Stored entries
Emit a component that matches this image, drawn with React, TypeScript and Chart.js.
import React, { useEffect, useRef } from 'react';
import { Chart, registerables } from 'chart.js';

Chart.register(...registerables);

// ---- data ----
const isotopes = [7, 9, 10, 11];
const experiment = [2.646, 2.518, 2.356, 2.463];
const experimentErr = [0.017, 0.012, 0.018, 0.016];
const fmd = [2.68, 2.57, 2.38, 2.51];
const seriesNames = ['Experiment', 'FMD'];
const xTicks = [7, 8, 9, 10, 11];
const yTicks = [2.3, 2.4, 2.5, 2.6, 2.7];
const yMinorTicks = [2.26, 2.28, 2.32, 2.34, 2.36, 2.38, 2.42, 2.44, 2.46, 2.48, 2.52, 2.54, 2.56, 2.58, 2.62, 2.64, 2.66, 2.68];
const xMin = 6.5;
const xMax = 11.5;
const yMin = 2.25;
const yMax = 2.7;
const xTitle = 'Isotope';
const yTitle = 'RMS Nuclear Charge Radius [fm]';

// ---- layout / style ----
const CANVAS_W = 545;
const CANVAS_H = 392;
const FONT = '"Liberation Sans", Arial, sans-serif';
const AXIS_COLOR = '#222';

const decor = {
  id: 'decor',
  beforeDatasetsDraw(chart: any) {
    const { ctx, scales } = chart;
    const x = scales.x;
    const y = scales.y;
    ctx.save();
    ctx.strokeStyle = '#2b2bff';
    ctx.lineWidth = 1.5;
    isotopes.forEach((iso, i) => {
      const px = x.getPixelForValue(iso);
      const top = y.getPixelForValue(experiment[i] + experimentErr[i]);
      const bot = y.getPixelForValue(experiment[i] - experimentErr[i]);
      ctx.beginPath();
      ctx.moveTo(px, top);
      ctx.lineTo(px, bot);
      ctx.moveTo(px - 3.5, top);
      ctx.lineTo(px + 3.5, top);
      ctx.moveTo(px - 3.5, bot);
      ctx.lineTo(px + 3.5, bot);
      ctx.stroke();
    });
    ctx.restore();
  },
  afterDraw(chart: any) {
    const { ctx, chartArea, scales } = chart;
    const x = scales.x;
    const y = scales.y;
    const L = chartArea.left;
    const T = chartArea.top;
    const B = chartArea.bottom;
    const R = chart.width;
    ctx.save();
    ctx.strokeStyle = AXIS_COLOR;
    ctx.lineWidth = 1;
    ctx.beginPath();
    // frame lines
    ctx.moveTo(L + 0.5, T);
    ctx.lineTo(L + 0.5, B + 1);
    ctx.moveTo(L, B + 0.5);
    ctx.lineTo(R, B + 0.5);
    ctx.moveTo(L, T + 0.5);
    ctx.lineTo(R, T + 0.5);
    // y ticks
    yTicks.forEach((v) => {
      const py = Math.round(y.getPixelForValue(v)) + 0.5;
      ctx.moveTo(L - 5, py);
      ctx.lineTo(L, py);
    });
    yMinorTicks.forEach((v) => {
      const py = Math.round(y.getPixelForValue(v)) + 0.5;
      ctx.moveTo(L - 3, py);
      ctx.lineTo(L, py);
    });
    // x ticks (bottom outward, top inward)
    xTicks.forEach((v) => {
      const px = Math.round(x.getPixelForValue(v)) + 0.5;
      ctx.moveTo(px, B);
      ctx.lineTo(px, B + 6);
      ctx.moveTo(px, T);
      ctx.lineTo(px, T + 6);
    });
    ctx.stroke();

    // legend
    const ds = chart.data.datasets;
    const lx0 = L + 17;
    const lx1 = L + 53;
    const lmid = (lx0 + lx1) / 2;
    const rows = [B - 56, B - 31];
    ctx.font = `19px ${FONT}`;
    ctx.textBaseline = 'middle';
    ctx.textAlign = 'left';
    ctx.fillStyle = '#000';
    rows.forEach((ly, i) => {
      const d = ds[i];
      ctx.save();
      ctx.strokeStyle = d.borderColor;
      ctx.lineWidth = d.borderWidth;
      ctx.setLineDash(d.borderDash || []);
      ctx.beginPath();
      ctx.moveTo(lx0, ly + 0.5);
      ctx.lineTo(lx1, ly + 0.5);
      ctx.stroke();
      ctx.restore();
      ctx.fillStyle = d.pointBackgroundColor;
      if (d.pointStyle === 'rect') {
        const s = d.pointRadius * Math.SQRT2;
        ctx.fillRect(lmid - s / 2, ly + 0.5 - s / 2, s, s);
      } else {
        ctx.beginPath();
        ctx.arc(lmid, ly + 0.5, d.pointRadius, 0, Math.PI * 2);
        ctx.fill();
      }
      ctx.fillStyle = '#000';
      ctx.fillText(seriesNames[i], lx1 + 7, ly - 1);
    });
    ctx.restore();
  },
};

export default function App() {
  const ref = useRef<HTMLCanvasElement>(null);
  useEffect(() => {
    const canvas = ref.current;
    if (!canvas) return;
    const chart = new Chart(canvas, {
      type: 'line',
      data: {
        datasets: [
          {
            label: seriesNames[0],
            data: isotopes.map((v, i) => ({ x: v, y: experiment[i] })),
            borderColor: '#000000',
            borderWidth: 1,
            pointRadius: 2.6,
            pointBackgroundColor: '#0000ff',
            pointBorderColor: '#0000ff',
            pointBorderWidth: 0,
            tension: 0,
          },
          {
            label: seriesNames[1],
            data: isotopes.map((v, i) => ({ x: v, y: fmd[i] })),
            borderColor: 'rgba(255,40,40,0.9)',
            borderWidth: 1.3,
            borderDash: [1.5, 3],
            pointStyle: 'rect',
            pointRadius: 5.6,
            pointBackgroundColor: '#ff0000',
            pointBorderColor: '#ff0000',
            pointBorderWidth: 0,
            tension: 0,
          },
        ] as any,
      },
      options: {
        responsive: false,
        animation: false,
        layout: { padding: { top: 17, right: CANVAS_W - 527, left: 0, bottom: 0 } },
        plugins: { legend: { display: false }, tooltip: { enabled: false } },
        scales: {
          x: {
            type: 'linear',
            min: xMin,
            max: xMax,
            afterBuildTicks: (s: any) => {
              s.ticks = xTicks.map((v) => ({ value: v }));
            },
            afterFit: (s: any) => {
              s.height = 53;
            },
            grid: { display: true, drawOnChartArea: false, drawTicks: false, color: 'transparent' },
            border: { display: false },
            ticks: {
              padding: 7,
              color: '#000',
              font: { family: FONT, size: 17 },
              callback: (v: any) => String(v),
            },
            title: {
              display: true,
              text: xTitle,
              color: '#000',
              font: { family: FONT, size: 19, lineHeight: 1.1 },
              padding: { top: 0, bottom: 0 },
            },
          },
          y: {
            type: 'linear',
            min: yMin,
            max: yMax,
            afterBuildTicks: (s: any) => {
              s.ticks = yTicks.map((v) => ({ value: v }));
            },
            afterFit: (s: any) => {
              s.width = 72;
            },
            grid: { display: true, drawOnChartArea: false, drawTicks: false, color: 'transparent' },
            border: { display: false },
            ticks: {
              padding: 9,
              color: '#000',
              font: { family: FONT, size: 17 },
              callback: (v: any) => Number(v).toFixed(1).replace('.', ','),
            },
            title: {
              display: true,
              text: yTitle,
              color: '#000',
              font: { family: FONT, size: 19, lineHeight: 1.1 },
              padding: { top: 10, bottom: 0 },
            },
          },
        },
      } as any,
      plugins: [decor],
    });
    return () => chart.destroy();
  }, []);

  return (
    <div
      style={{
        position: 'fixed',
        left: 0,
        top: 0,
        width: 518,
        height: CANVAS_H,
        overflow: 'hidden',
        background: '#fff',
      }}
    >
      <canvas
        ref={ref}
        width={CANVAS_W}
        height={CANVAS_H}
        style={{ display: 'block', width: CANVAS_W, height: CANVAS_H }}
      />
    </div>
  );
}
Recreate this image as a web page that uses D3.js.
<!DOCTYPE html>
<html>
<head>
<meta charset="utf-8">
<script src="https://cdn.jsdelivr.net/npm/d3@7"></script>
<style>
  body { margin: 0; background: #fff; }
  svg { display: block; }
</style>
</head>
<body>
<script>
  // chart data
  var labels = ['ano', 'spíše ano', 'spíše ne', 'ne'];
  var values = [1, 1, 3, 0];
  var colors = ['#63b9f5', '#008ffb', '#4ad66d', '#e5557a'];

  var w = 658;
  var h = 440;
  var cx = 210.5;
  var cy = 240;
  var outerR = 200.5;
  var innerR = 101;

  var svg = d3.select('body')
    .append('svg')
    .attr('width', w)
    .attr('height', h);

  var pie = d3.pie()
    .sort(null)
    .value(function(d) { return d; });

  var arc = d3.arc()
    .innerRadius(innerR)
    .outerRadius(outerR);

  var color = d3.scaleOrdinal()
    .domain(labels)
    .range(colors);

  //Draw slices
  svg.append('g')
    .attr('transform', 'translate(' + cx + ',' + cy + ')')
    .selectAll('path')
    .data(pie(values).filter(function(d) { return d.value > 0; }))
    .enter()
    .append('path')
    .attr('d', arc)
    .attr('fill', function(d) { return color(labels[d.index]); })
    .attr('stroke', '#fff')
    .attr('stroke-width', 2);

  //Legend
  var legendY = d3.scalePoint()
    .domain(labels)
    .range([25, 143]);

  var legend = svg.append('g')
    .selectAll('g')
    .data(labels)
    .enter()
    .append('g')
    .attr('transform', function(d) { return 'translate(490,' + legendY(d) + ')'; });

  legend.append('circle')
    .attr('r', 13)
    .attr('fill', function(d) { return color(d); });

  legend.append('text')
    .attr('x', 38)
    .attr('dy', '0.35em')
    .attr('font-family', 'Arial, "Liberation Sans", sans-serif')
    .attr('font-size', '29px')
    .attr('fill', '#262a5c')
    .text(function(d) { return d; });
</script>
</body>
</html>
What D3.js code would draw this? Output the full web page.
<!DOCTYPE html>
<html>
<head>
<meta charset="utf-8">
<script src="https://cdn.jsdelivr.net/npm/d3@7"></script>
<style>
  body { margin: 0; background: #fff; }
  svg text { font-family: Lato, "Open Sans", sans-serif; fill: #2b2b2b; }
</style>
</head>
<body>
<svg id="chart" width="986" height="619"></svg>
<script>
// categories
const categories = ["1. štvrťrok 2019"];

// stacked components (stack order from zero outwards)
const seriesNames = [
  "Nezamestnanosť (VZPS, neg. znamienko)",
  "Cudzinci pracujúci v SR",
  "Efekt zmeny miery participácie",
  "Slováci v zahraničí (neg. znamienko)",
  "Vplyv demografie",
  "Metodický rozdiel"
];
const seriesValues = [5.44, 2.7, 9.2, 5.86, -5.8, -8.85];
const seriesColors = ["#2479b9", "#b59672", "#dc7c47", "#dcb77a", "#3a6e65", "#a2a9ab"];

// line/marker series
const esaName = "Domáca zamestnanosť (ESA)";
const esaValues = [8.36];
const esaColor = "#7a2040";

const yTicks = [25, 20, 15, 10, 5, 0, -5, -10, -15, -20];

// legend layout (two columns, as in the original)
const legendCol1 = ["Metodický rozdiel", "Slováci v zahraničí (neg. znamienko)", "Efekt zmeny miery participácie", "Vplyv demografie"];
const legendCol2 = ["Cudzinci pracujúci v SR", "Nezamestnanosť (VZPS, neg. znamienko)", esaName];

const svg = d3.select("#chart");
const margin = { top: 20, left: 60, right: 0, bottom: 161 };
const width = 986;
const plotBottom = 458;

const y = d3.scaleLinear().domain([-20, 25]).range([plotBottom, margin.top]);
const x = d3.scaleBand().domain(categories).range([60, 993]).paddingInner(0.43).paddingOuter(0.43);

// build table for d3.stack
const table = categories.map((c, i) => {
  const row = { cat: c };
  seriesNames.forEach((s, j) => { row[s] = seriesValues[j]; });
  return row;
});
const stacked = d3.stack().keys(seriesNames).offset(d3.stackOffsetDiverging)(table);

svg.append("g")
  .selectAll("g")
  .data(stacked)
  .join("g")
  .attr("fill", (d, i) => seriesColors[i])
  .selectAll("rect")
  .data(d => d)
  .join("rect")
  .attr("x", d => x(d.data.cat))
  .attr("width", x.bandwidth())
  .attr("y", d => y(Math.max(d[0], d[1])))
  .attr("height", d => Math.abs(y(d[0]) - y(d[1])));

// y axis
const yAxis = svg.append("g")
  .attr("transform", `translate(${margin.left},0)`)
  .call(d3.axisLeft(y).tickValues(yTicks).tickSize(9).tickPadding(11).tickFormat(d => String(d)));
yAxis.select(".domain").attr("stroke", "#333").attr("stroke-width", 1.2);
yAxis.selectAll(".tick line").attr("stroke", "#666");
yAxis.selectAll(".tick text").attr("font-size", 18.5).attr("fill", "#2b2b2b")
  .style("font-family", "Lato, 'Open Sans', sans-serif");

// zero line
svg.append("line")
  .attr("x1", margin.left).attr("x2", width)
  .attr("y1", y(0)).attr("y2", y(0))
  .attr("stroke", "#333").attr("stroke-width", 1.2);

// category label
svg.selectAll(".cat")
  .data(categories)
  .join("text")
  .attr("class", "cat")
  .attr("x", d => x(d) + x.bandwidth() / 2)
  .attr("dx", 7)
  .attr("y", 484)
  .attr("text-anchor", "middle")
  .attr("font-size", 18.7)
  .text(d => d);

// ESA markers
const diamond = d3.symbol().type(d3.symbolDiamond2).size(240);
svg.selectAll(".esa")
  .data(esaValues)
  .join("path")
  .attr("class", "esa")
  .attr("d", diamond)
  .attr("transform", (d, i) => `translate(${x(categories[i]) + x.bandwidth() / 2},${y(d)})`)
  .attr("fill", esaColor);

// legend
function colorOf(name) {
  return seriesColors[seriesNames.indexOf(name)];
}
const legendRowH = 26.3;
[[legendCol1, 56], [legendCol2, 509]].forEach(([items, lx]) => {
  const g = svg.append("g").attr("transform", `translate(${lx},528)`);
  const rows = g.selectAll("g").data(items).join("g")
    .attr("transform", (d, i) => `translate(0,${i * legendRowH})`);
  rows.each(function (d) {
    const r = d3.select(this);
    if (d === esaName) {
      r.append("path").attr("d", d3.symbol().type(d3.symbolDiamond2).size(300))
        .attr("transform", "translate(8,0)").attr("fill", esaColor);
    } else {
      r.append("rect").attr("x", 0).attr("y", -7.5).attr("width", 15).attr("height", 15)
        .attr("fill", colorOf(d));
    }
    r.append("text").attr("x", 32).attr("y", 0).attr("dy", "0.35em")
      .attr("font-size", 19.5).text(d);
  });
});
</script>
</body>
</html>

Task description - Begin at the top of the records above and quote each line exactly, ending with the line that contains "const yTitle = 'RMS".

Solution -
Emit a component that matches this image, drawn with React, TypeScript and Chart.js.
import React, { useEffect, useRef } from 'react';
import { Chart, registerables } from 'chart.js';

Chart.register(...registerables);

// ---- data ----
const isotopes = [7, 9, 10, 11];
const experiment = [2.646, 2.518, 2.356, 2.463];
const experimentErr = [0.017, 0.012, 0.018, 0.016];
const fmd = [2.68, 2.57, 2.38, 2.51];
const seriesNames = ['Experiment', 'FMD'];
const xTicks = [7, 8, 9, 10, 11];
const yTicks = [2.3, 2.4, 2.5, 2.6, 2.7];
const yMinorTicks = [2.26, 2.28, 2.32, 2.34, 2.36, 2.38, 2.42, 2.44, 2.46, 2.48, 2.52, 2.54, 2.56, 2.58, 2.62, 2.64, 2.66, 2.68];
const xMin = 6.5;
const xMax = 11.5;
const yMin = 2.25;
const yMax = 2.7;
const xTitle = 'Isotope';
const yTitle = 'RMS Nuclear Charge Radius [fm]';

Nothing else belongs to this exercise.